[start]

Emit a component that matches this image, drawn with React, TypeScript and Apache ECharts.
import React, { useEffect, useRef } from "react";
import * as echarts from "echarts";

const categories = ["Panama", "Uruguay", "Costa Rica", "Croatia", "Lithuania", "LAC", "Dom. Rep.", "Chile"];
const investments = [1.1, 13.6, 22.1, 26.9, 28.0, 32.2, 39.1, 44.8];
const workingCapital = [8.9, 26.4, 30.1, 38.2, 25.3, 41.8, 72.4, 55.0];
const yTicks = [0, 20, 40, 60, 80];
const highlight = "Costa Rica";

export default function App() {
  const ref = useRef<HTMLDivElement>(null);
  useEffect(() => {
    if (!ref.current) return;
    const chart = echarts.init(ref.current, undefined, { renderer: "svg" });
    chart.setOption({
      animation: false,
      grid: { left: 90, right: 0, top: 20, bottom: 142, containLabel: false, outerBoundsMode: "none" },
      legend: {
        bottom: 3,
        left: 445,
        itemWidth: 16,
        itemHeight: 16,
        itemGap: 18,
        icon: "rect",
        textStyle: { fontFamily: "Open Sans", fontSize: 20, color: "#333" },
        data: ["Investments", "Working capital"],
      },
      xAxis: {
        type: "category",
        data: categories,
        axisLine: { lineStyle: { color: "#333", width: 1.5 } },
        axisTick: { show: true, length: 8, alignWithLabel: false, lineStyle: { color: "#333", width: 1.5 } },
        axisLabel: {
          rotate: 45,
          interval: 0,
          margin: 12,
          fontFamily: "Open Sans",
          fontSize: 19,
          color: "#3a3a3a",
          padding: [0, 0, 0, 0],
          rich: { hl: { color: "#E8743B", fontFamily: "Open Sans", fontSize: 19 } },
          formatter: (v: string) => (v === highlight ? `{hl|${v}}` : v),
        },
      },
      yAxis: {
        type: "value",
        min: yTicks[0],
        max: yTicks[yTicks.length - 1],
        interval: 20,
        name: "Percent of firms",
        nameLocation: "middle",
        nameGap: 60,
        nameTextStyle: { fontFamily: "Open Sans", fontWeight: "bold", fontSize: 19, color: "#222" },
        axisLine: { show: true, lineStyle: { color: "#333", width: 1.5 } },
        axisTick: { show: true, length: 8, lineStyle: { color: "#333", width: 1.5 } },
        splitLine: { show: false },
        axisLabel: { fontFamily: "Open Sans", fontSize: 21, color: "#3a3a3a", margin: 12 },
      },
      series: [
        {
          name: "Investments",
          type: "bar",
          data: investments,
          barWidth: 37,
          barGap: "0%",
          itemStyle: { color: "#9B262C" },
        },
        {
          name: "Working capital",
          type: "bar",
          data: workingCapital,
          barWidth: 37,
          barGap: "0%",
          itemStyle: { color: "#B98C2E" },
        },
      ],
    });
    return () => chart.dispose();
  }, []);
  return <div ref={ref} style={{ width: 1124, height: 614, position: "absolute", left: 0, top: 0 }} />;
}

[end]
[start]

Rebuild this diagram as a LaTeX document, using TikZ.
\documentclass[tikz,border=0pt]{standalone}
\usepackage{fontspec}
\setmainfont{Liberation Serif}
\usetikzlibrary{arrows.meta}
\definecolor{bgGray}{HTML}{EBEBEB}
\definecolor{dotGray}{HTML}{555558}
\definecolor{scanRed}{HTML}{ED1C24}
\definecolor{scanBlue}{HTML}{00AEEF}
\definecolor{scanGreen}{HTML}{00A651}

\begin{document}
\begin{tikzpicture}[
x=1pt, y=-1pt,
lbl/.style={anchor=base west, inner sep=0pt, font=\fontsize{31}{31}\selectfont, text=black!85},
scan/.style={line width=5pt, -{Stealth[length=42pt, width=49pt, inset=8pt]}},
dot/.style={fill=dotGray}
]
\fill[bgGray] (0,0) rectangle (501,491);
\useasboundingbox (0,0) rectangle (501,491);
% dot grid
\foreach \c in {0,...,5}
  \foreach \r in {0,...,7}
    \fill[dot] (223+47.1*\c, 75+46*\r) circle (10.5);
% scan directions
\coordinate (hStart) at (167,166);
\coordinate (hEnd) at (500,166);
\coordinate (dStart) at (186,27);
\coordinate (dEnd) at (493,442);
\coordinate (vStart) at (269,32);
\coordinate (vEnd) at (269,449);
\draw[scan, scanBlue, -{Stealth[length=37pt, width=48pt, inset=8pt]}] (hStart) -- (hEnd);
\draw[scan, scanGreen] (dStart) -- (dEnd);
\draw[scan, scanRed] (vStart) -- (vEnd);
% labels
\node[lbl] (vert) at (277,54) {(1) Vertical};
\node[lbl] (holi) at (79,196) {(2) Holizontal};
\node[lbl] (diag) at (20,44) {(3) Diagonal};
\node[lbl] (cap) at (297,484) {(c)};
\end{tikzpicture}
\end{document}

[end]

Transcribe the lines beginning at the one that contains "Emit a component" and ending at the one that contains "import * as", with nothing added or left out.

=== Answer to this exercise ===
Emit a component that matches this image, drawn with React, TypeScript and Apache ECharts.
import React, { useEffect, useRef } from "react";
import * as echarts from "echarts";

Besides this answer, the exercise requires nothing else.